We tried setting auto.offset.reset
to none
for the consumer and expected the consumer to stop in case it can't find an offset. In theory this should work. In practice it immeadiately throws an exception when the consumer gets instantiated because there's no first/initial offset.
Final thoughts So is there another config parameter we could use? (Something like "throw exception if offset is missing/skipped, but not on first start"?) Or is there a JMX metric we could monitor in case a consumer is skipping messages?
setting
auto.offset.reset
tonone
for the consumer and expected the consumer to stop in case it can't find an offset
That's what it'll do, yes.
In practice it immediately throws an exception when the consumer gets instantiated because there's no first/initial offset
You'll need to actually initialize the group first, then seek it to the earliest offset. E.g. kafka-consumer-offsets --reset-offsets --to-earliest --group connect-<name>
Something like "throw exception if offset is missing/skipped, but not on first start"?)
There's nothing to differentiate auto.offset.reset
between "first" and "next" starts.
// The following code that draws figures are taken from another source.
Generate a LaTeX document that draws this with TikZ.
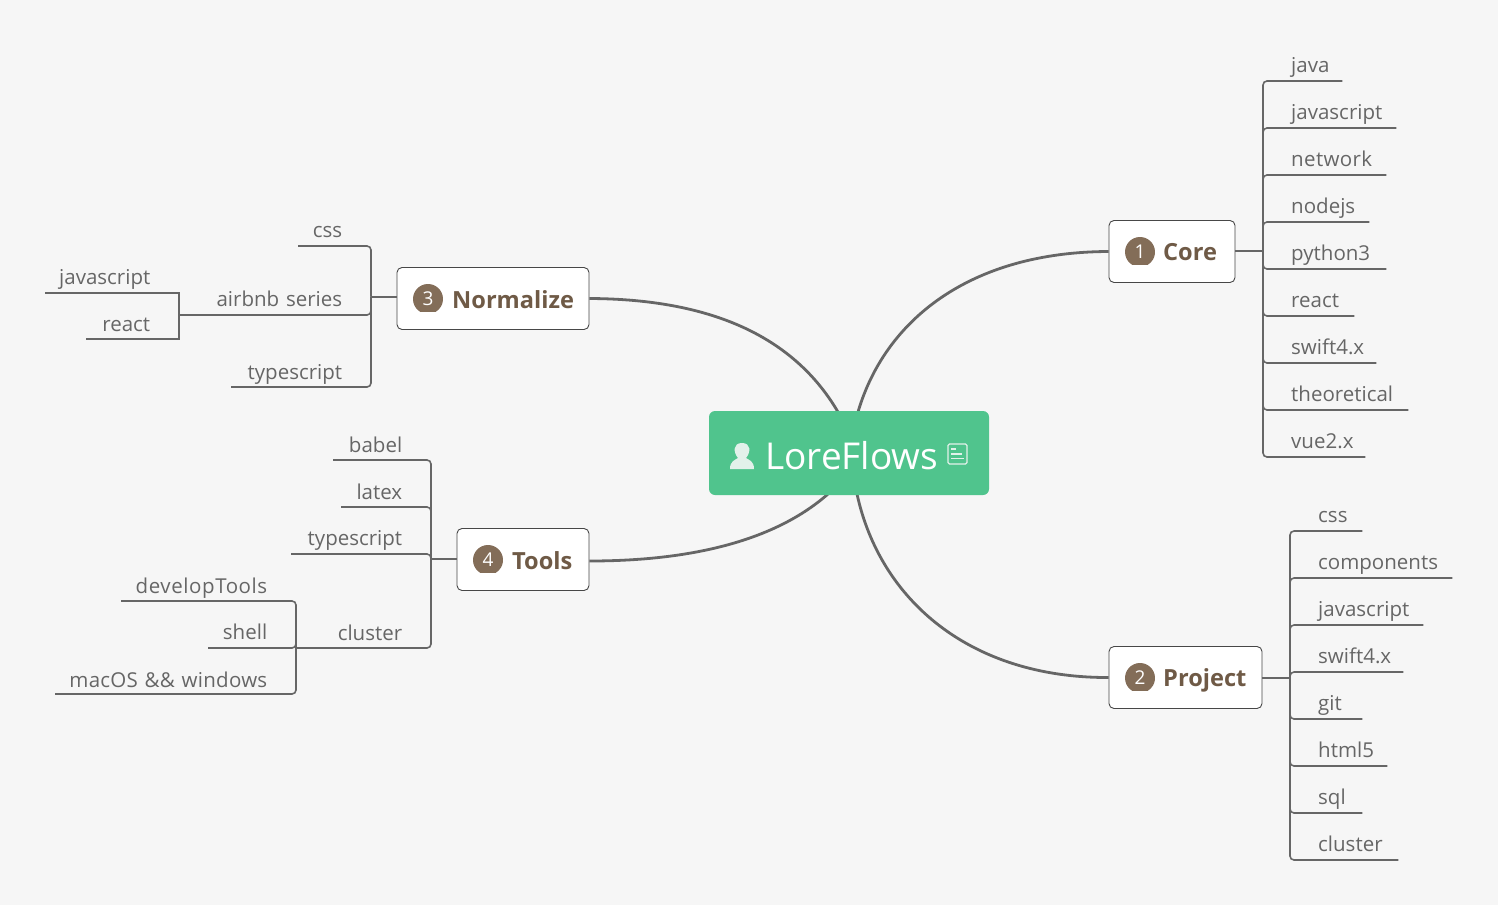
\documentclass[tikz,border=0pt]{standalone}
\usepackage{fontspec}
\setmainfont{Open Sans}
\usetikzlibrary{calc}
\definecolor{bgGrey}{HTML}{F6F6F6}
\definecolor{rootGreen}{HTML}{50C48D}
\definecolor{lineGrey}{HTML}{666666}
\definecolor{textGrey}{HTML}{666666}
\definecolor{topicBrown}{HTML}{6F5A46}
\definecolor{badgeBrown}{HTML}{836D58}
\definecolor{iconPale}{HTML}{E2F1EA}
\tikzset{
  root/.style={fill=rootGreen, rounded corners=6pt, minimum width=280pt, minimum height=84pt, inner sep=0pt},
  topic/.style={draw=black!72, line width=0.9pt, fill=white, rounded corners=5pt, minimum height=62pt, inner sep=0pt},
  topiclabel/.style={anchor=base west, inner sep=0pt, text=topicBrown, font=\fontsize{23.6}{24}\selectfont\bfseries},
  badgenum/.style={inner sep=0pt, text=white, font=\fontsize{19}{19}\selectfont},
  leafr/.style={anchor=south west, inner xsep=14pt, inner ysep=3pt, text=textGrey, text height=15pt, text depth=5pt, text width=#1pt, align=left, font=\fontsize{20.5}{20.5}\selectfont},
  leafl/.style={leafr=#1, align=right},
  toolleaf/.style={leafl=#1, inner ysep=2pt},
  spaced/.style={execute at begin node=\addfontfeature{LetterSpace=#1}},
  curve/.style={draw=lineGrey, line width=2.8pt},
  branch/.style={draw=lineGrey, line width=1.6pt, rounded corners=4pt},
  stub/.style={draw=lineGrey, line width=2pt},
}
% flat bottomed number badge
\newcommand{\badge}[3]{%
  \fill[badgeBrown] (#2) ++(120:15) arc[start angle=120, end angle=420, radius=15] -- cycle;
  \node[badgenum] (#1) at (#2) {#3};
}
\begin{document}
\begin{tikzpicture}[x=1pt, y=-1pt]
\useasboundingbox[fill=white] (0,0) rectangle (1507,910);
\fill[bgGrey] (0,0) rectangle (1498,905);

\coordinate (rootCore) at (858,412);
\coordinate (rootProject) at (857,494);
\coordinate (rootNorm) at (838,412);
\coordinate (rootTools) at (828,494);

% topics
\node[topic, minimum width=126pt] (core) at (1172,251.5) {};
\node[topic, minimum width=153pt] (project) at (1185.5,677.5) {};
\node[topic, minimum width=192pt] (norm) at (493,298.5) {};
\node[topic, minimum width=132pt] (tools) at (523,559.5) {};

\draw[curve] (rootCore) .. controls (885,320) and (970,252) .. (core.west);
\draw[curve] (rootProject) .. controls (880,600) and (970,678) .. (project.west);
\draw[curve] (rootNorm) .. controls (790,330) and (700,299) .. (norm.east);
\draw[curve] (rootTools) .. controls (770,545) and (680,561) .. ($(tools.east)+(0,1.5)$);

\node[root] (main) at (849,453) {};
\node[anchor=west, inner sep=0pt, text=white, font=\fontsize{37}{37}\selectfont] (mainText) at (765,456) {LoreFlows};
\fill[iconPale] (730,469) .. controls (730,461) and (735,460) .. (738,458) .. controls (733,452) and (733,443) .. (742,443)
  .. controls (751,443) and (751,452) .. (746,458) .. controls (749,460) and (754,461) .. (754,469) -- cycle;
\draw[iconPale, line width=1.1pt, rounded corners=1.5pt] (948,444) rectangle (967,464);
\draw[iconPale, line width=1.1pt] (951,449) -- (956,449) (951,454) -- (962,454) (951,458.5) -- (964,458.5);

\badge{coreNum}{1140,252}{1}
\node[topiclabel] (coreText) at (1163,260.8) {Core};
\badge{projectNum}{1140,678}{2}
\node[topiclabel] (projectText) at (1163,686.8) {Project};
\badge{normNum}{428,299}{3}
\node[topiclabel] (normText) at (452,308) {Normalize};
\badge{toolsNum}{488,560}{4}
\node[topiclabel] (toolsText) at (512,569) {Tools};

% core
\coordinate (coreJoin) at (1263,251);
\draw[stub] (coreJoin -| core.east) -- (coreJoin);
\node[leafr=37] (java) at (1277,81) {java};
\node[leafr=91] (javascript) at (1277,128) {javascript};
\node[leafr=81, spaced=1.7] (network) at (1277,175) {network};
\node[leafr=64] (nodejs) at (1277,222) {nodejs};
\node[leafr=81] (python) at (1277,269) {python3};
\node[leafr=49] (react) at (1277,316) {react};
\node[leafr=71] (swift) at (1277,363) {swift4.x};
\node[leafr=103] (theoretical) at (1277,410) {theoretical};
\node[leafr=60] (vue) at (1277,457) {vue2.x};
\foreach \leaf in {java,javascript,network,nodejs,python,react,swift,theoretical,vue}
  \draw[branch] (coreJoin) |- (\leaf.south east);

% project
\coordinate (projectJoin) at (1290,678);
\draw[stub] (projectJoin -| project.east) -- (projectJoin);
\node[leafr=30] (pCss) at (1304,531) {css};
\node[leafr=120] (pComponents) at (1304,578) {components};
\node[leafr=91] (pJavascript) at (1304,625) {javascript};
\node[leafr=71] (pSwift) at (1304,672) {swift4.x};
\node[leafr=30] (pGit) at (1304,719) {git};
\node[leafr=55] (pHtml) at (1304,766) {html5};
\node[leafr=30] (pSql) at (1304,813) {sql};
\node[leafr=66] (pCluster) at (1304,860) {cluster};
\foreach \leaf in {pCss,pComponents,pJavascript,pSwift,pGit,pHtml,pSql,pCluster}
  \draw[branch] (projectJoin) |- (\leaf.south east);

% normalize
\coordinate (normJoin) at (371,296.5);
\draw[stub] (normJoin -| norm.west) -- (normJoin);
\node[leafl=30] (nCss) at (298,246) {css};
\node[leafl=132] (nAirbnb) at (196,315) {airbnb series};
\node[leafl=97, inner ysep=2pt] (nType) at (231,387) {typescript};
\foreach \leaf in {nCss,nAirbnb,nType}
  \draw[branch] (normJoin) |- (\leaf.south west);
\coordinate (airbnbJoin) at (179,315);
\draw[branch] (nAirbnb.south west) -- (airbnbJoin);
\node[leafl=91] (nJavascript) at (45,293) {javascript};
\node[leafl=50, inner ysep=2pt] (nReact) at (86,339) {react};
\foreach \leaf in {nJavascript,nReact}
  \draw[branch, rounded corners=0pt] (airbnbJoin) |- (\leaf.south west);

% tools
\coordinate (toolsJoin) at (431,559);
\draw[stub] (toolsJoin -| tools.west) -- (toolsJoin);
\node[toolleaf=55] (tBabel) at (333,460) {babel};
\node[toolleaf=47] (tLatex) at (341,507) {latex};
\node[leafl=97] (tType) at (291,554) {typescript};
\node[toolleaf=66] (tCluster) at (322,648) {cluster};
\foreach \leaf in {tBabel,tLatex,tType,tCluster}
  \draw[branch] (toolsJoin) |- (\leaf.south west);
\coordinate (clusterJoin) at (296,648);
\draw[branch] (tCluster.south west) -- (clusterJoin);
\node[toolleaf=132, spaced=2.8] (tDevelop) at (121,601) {developTools};
\node[leafl=45] (tShell) at (208,648) {shell};
\node[leafl=198, inner ysep=1pt, spaced=1.2] (tMac) at (55,694) {macOS \&\& windows};
\foreach \leaf in {tDevelop,tShell,tMac}
  \draw[branch] (clusterJoin) |- (\leaf.south west);
\end{tikzpicture}
\end{document}
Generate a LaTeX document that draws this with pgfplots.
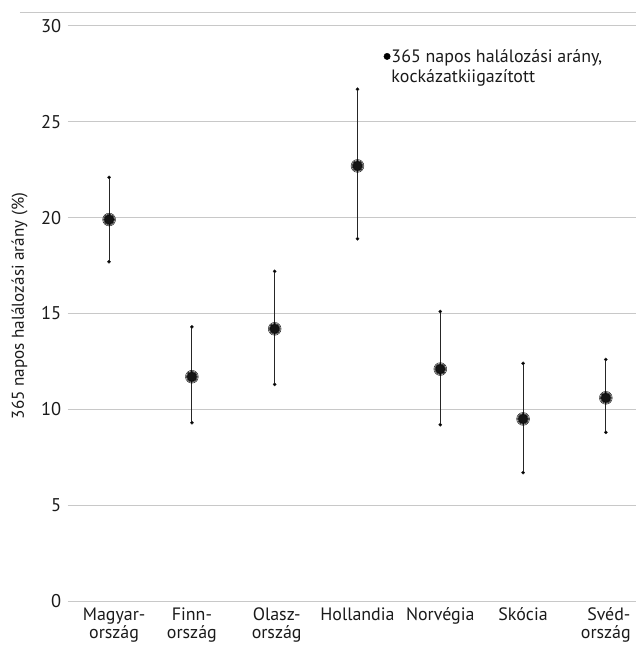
\documentclass[border=0pt]{standalone}
\usepackage{fontspec}
\setmainfont{PT Sans}
\usepackage{pgfplots}
\usepackage{pgfplotstable}
\pgfplotsset{compat=1.18}
\definecolor{gridc}{HTML}{C8C8C8}
\definecolor{txt}{HTML}{1A1A1A}
\pgfplotstableread{
x y hi lo
0 19.9 22.1 17.7
1 11.7 14.3 9.3
2 14.2 17.2 11.3
3 22.7 26.7 18.9
4 12.1 15.1 9.2
5 9.5 12.4 6.7
6 10.6 12.6 8.8
}\datatab
\begin{document}
\begin{tikzpicture}
\useasboundingbox (-67.7bp,-47bp) rectangle (568.3bp,601bp);
\begin{axis}[
  at={(0,0)}, anchor=south west,
  scale only axis, width=568.3bp, height=575bp,
  xmin=-0.5, xmax=6.364, ymin=0, ymax=30,
  ytick={0,5,...,30}, xtick={0,...,6},
  xticklabels={{\hspace{10bp}Magyar-\\\hspace{10bp}ország},{Finn-\\ország},{\hspace{4bp}Olasz-\\\hspace{4bp}ország},Hollandia,Norvégia,Skócia,{\hspace{6bp}Svéd-\\ország}},
  x tick label style={align=center, font=\fontsize{18}{18.5}\selectfont, text=txt, anchor=north, yshift=-3bp},
  y tick label style={font=\fontsize{18.5}{20}\selectfont, text=txt, anchor=east, xshift=-3bp},
  /pgf/number format/assume math mode=true,
  axis line style={draw=none},
  major tick length=0pt,
  ymajorgrids, grid style={gridc, line width=1bp},
  ylabel={365 napos halálozási arány (\%)},
  ylabel style={at={(axis description cs:-0.0845,0.513)}, anchor=center, font=\fontsize{17.2}{18}\selectfont, text=txt},
  legend style={at={(axis description cs:0.5557,0.962)}, anchor=north west, draw=none, fill=none,
    inner sep=0pt, font=\fontsize{18}{20}\selectfont, text=txt,
    nodes={inner sep=1bp}},
  legend cell align=left,
  clip=false,
]
\addplot[only marks, mark=*, mark size=6.4bp, mark options={draw=none, fill=black, fill opacity=0.07}, forget plot]
  table[x=x, y=y] {\datatab};
\addplot[only marks, mark=*, mark size=5.6bp, mark options={draw=none, fill=black, fill opacity=0.12}, forget plot]
  table[x=x, y=y] {\datatab};
\addplot[only marks, mark=*, mark size=4.8bp, mark options={draw=none, fill=black!92},
  legend image code/.code={\fill[black] (0.1cm,5.5bp) circle (3.2bp);},
  error bars/.cd, y dir=both, y explicit,
  error bar style={line width=1.1bp, black!85},
  error mark=*, error mark options={mark size=1.6bp, fill=black, draw=none}]
  table[x=x, y=y, y error plus expr=\thisrow{hi}-\thisrow{y}, y error minus expr=\thisrow{y}-\thisrow{lo}] {\datatab};
\addlegendentry{\begin{tabular}{@{}l@{}}365 napos halálozási arány,\\kockázatkiigazított\end{tabular}}
\end{axis}
\draw[gridc, line width=1bp] (-47.7bp,588.7bp) -- (568.3bp,588.7bp);
\end{tikzpicture}
\end{document}
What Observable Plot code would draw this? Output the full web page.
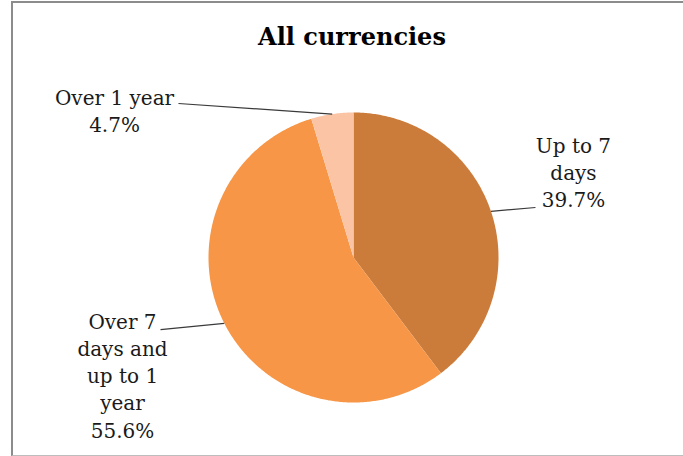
<!DOCTYPE html>
<html>
<head>
<meta charset="utf-8">
<script src="https://cdn.jsdelivr.net/npm/d3@7"></script>
<script src="https://cdn.jsdelivr.net/npm/@observablehq/plot@0.6"></script>
<style>
  html, body { margin: 0; padding: 0; background: #fff; }
  #wrap { position: relative; width: 683px; height: 456px; overflow: hidden; background: #fff; }
  #frame { position: absolute; left: 11px; top: 1px; width: 720px; height: 452px;
           border-top: 2px solid #8c8c8c; border-left: 2px solid #8c8c8c; border-bottom: 1px solid #bdbdbd; }
  #title { position: absolute; left: 0; width: 704px; top: 25px; line-height: 24px; text-align: center;
           font-family: "DejaVu Serif", serif; font-weight: bold; font-size: 24px; color: #000; }
  #chart { position: absolute; left: 0; top: 0; }
</style>
</head>
<body>
<div id="wrap">
  <div id="frame"></div>
  <div id="chart"></div>
  <div id="title">All currencies</div>
</div>
<script>
// Data
const categories = ["Up to 7 days", "Over 7 days and up to 1 year", "Over 1 year"];
const shares = [39.7, 55.6, 4.7];
const labelTexts = ["Up to 7\ndays\n39.7%", "Over 7\ndays and\nup to 1\nyear\n55.6%", "Over 1 year\n4.7%"];
const colors = ["#CB7B3A", "#F79646", "#FBC4A4"];

// Label layout (in pie-radius units, y up)
const labelCenter = [[1.517, 0.593], [-1.593, -0.807], [-1.648, 1.021]];
const leaderEnd = [[1.255, 0.345], [-1.331, -0.497], [-1.207, 1.062]];

const pie = d3.pie().sort(null).value(d => d.value)(
  categories.map((name, i) => ({name, value: shares[i]}))
);

// slice outlines
const pts = [];
pie.forEach(a => {
  const name = a.data.name;
  pts.push({name, x: 0, y: 0});
  const n = Math.max(2, Math.ceil((a.endAngle - a.startAngle) / 0.01));
  for (let k = 0; k <= n; k++) {
    const t = a.startAngle + (a.endAngle - a.startAngle) * k / n;
    pts.push({name, x: Math.sin(t), y: Math.cos(t)});
  }
  pts.push({name, x: 0, y: 0});
});

const labels = pie.map((a, i) => {
  const m = (a.startAngle + a.endAngle) / 2;
  return {
    text: labelTexts[i],
    x1: Math.sin(m), y1: Math.cos(m),
    x2: leaderEnd[i][0], y2: leaderEnd[i][1],
    lx: labelCenter[i][0], ly: labelCenter[i][1]
  };
});

const chart = Plot.plot({
  width: 683,
  height: 456,
  marginLeft: 208,
  marginRight: 185,
  marginTop: 112,
  marginBottom: 54,
  x: {domain: [-1, 1], axis: null},
  y: {domain: [-1, 1], axis: null},
  color: {domain: categories, range: colors},
  style: {background: "transparent", fontFamily: "DejaVu Serif, serif", overflow: "visible"},
  marks: [
    Plot.line(pts, {x: "x", y: "y", z: "name", fill: "name", stroke: "none", clip: false}),
    Plot.link(labels, {x1: "x1", y1: "y1", x2: "x2", y2: "y2", stroke: "#3a3a3a", strokeWidth: 1.2}),
    Plot.text(labels, {x: "lx", y: "ly", text: "text", fontSize: 20, lineHeight: 1.36,
      textAnchor: "middle", fill: "#1a1a1a"})
  ]
});
document.getElementById("chart").appendChild(chart);
</script>
</body>
</html>
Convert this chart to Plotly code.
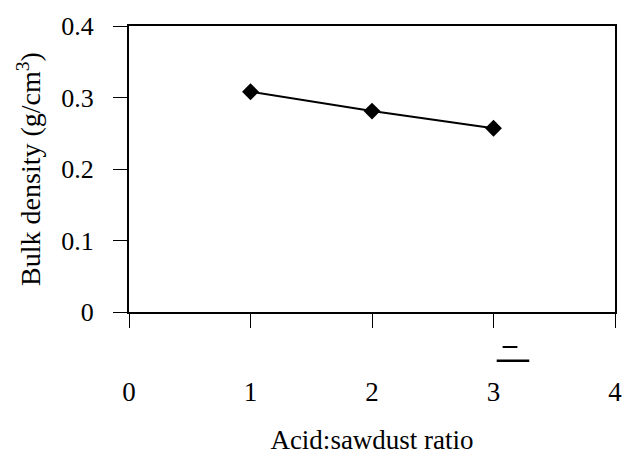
import plotly.graph_objects as go

ratio = [1, 2, 3]
bulk_density = [0.308, 0.281, 0.257]
x_ticks = [0, 1, 2, 3, 4]
y_ticks = [0, 0.1, 0.2, 0.3, 0.4]
y_tick_labels = ["0", "0.1", "0.2", "0.3", "0.4"]

SERIF = "Liberation Serif, Times New Roman, serif"

fig = go.Figure()
fig.add_trace(go.Scatter(
    x=ratio, y=bulk_density, mode="lines+markers",
    line=dict(color="black", width=2),
    marker=dict(symbol="diamond", size=13, color="black"),
    showlegend=False,
))

fig.update_layout(
    width=634, height=463,
    margin=dict(l=129, r=12, t=18, b=151),
    paper_bgcolor="white", plot_bgcolor="white",
    font=dict(family=SERIF, color="black"),
    xaxis=dict(
        range=[0, 4], tickvals=x_ticks, ticktext=[str(v) for v in x_ticks],
        ticks="outside", ticklen=14, tickwidth=1, tickcolor="black",
        showline=True, linecolor="black", linewidth=2, mirror=True,
        showgrid=False, zeroline=False,
        tickfont=dict(family=SERIF, size=27),
        ticklabelstandoff=41,
        title=dict(text="Acid:sawdust ratio", font=dict(family=SERIF, size=27), standoff=24),
    ),
    yaxis=dict(
        range=[0, 0.4], tickvals=y_ticks, ticktext=y_tick_labels,
        ticks="outside", ticklen=14, tickwidth=1, tickcolor="black",
        showline=True, linecolor="black", linewidth=2, mirror=True,
        showgrid=False, zeroline=False,
        tickfont=dict(family=SERIF, size=26),
        ticklabelstandoff=14,
        title=dict(text="Bulk density (g/cm<sup>3</sup>)", font=dict(family=SERIF, size=28), standoff=12),
    ),
)

# scan artifact marks below the x-axis near tick 3
fig.add_shape(type="line", xref="paper", yref="paper",
              x0=(508-129)/493, x1=(523-129)/493, y0=(312-348)/294, y1=(312-348)/294,
              line=dict(color="black", width=2))
fig.add_shape(type="line", xref="paper", yref="paper",
              x0=(502-129)/493, x1=(535-129)/493, y0=(312-362)/294, y1=(312-362)/294,
              line=dict(color="black", width=2.5))

fig.write_html("out.html")
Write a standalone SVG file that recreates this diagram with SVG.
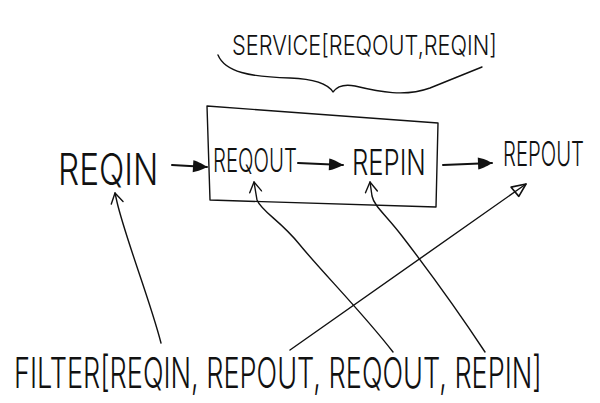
<svg xmlns="http://www.w3.org/2000/svg" width="600" height="403" viewBox="0 0 600 403">
<style>
  text { font-family: Inter, "Liberation Sans", Arial, sans-serif; font-weight: 300; fill: #111; }
  .ln { fill: none; stroke: #111; stroke-width: 1.4; stroke-linecap: round; stroke-linejoin: round; }
  .thick { fill: none; stroke: #111; stroke-width: 2; stroke-linecap: round; }
</style>
<defs>
  <marker id="fill" viewBox="0 0 16 16" refX="15" refY="8" markerWidth="16" markerHeight="16" markerUnits="userSpaceOnUse" orient="auto">
    <path d="M1,2 C6,3 12,6 15,8 C12,10 6,13 1,14 Z" fill="#111"/>
  </marker>
  <marker id="chev" viewBox="0 0 14 14" refX="12" refY="7" markerWidth="14" markerHeight="14" markerUnits="userSpaceOnUse" orient="auto">
    <path d="M2,1 L12,7 L2,13" fill="none" stroke="#111" stroke-width="1.4" stroke-linecap="round" stroke-linejoin="round"/>
  </marker>
  <marker id="tri" viewBox="0 0 18 16" refX="16" refY="8" markerWidth="18" markerHeight="16" markerUnits="userSpaceOnUse" orient="auto">
    <path d="M2,2 L16,8 L3,14 Z" fill="none" stroke="#111" stroke-width="1.6" stroke-linejoin="round"/>
  </marker>
</defs>
<rect width="600" height="403" fill="#fff"/>

<g id="service-label">
  <text transform="translate(232,55) scale(0.81,1)" font-size="27" textLength="327" lengthAdjust="spacingAndGlyphs">SERVICE[REQOUT,REQIN]</text>
  <path class="ln" d="M218,55 C225,72 250,77 290,78 C315,79 328,84 333,92 C338,85 345,84 355,86 C380,92 405,97 430,88 C450,80 470,72 482,67"/>
</g>

<g id="service-box">
  <path class="ln" d="M207,106 L438,123 L436,207 L210,200 Z"/>
</g>

<g id="reqin">
  <text transform="translate(58,185) scale(0.76,1)" font-size="44" textLength="132" lengthAdjust="spacingAndGlyphs">REQIN</text>
</g>
<g id="reqout">
  <text transform="translate(213,172) scale(0.64,1)" font-size="32" textLength="131" lengthAdjust="spacingAndGlyphs">REQOUT</text>
</g>
<g id="repin">
  <text transform="translate(352,175) scale(0.71,1)" font-size="36" textLength="104" lengthAdjust="spacingAndGlyphs">REPIN</text>
</g>
<g id="repout">
  <text transform="translate(503,166) scale(0.6,1)" font-size="34" textLength="135" lengthAdjust="spacingAndGlyphs">REPOUT</text>
</g>
<g id="filter">
  <text transform="translate(14,388) scale(0.65,1)" font-size="42" textLength="812" lengthAdjust="spacingAndGlyphs">FILTER[REQIN, REPOUT, REQOUT, REPIN]</text>
</g>

<g id="connectors">
  <path class="thick" d="M172,165 L207,167" marker-end="url(#fill)"/>
  <path class="thick" d="M298,163 L343,165" marker-end="url(#fill)"/>
  <path class="thick" d="M443,165 L492,163" marker-end="url(#fill)"/>
  <path class="ln" d="M161,343 C150,300 126,240 117,202 L115,193" marker-end="url(#chev)"/>
  <path class="ln" d="M393,352 C362,312 322,272 300,245 C280,220 262,212 257,200 L254,182" marker-end="url(#chev)"/>
  <path class="ln" d="M485,352 C452,302 422,262 402,236 C386,215 374,206 372,196 L370,182" marker-end="url(#chev)"/>
  <path class="ln" d="M290,350 L526,184" marker-end="url(#tri)"/>
</g>
</svg>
But, you could create the connector with consumer.override.auto.offset.reset=earliest
, then wait for it to be running, then set it back to none
with a PUT /config
call. Then repeat whenever it stops running again.
JMX metric we could monitor in case a consumer is skipping messages
Not that I know of; the metrics are mostly reporting bytes processed. You'd have to additionally track how many bytes you expect it to read.
You'd need other monitoring solutions to detect log segments being deleted on the broker, and tracking those offset ranges compared to the offsets your consumer is currently reading.